Why I removed my blog's categories

This weekend, I decided to fully remove the categories for this blog. By doing so, I also ended up reevaluating the purpose of what I write and the focus of my thoughts.

I've been writing this blog since November 2011, and from the start I thought of a few issues I'd like to tackle, so that I could explain people what my writings were all about. I decided to go with marketing, people and the web, for different but complementary reasons.

Six months and ninety nine posts later (this is post #100, drinks are on me!), I don't think it makes that much sense anymore.

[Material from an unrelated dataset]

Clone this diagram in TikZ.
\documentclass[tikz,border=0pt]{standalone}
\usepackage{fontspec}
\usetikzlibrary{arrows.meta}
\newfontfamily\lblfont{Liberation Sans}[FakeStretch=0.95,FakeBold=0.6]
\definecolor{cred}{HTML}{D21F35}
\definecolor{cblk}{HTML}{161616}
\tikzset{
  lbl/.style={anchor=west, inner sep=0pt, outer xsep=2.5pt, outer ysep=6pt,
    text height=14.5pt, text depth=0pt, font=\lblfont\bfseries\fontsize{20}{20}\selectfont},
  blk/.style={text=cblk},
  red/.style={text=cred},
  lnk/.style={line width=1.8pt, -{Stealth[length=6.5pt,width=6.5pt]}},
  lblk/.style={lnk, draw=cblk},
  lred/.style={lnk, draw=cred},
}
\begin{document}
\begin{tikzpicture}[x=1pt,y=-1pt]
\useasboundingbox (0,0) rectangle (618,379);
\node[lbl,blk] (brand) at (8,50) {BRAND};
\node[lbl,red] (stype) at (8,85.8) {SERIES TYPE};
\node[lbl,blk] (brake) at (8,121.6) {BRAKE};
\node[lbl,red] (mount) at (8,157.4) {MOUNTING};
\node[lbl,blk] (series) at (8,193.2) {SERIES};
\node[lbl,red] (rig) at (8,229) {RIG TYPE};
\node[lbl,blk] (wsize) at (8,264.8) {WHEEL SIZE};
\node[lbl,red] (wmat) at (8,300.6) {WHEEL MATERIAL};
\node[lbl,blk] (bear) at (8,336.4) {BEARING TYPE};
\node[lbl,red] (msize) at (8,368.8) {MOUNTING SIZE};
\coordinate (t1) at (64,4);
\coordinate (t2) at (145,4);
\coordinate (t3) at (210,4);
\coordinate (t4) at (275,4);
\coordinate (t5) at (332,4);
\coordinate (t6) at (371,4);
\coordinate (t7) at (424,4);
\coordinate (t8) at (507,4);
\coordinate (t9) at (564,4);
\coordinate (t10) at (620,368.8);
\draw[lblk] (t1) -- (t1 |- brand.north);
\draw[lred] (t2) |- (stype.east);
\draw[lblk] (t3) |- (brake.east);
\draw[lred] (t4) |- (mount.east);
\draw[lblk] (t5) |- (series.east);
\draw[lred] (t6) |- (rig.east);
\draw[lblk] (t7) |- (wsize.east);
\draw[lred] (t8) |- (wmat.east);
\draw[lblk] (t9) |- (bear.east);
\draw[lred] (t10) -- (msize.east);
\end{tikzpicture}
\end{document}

Categories are great for focusing your line of thought and explaining to people, as they enter the site, what they should expect. However, I do want to focus my line of thought to a broader concept which allows me to expand my own curiosity and develop my mind towards a larger number of interests.

By attaching this blog to the categories of marketing, people and the web, I thought I had done that properly. But what happens when I find something interesting about management I want to share? What category is that? And design? And the connection between philosophy and work culture? Are these things about people? Of course, management relies purely on people, design is made for people and it's people who help build culture. But then don't marketing and the web also apply to this logic? We market to people, we talk about brands being more human and the web is increasingly social, which means it's a people web. So, this is no good. Too confusing, too limiting — not my style.

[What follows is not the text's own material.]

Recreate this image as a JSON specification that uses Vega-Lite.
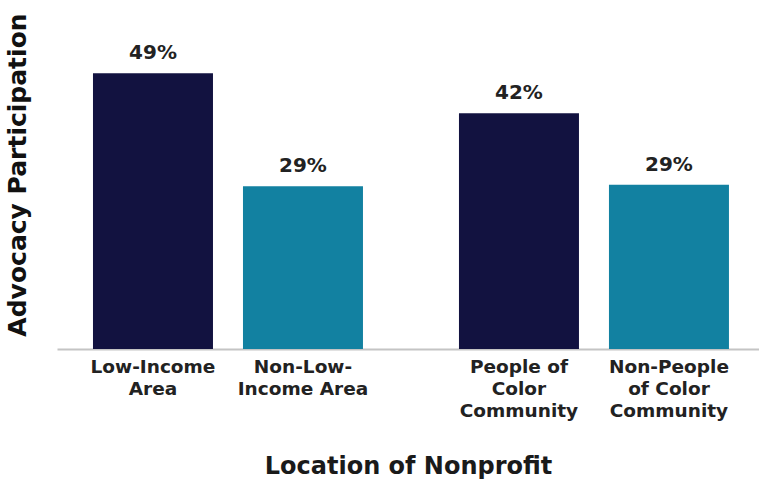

This blog, being a personal space, is actually about my mind, my journey, my personal and professional life (which, by the way, is not limited to marketing, people and the web). It's also about how what I experience can be shared to help guide others, while I simultaneously seek others to help me guide myself. Life is about guidance, and we all have a lot to learn with each other until the end of our days.

I don't (just) write about marketing, people and the web. I write about how each day can be a lesson learned. I write daily ideas about living in beta.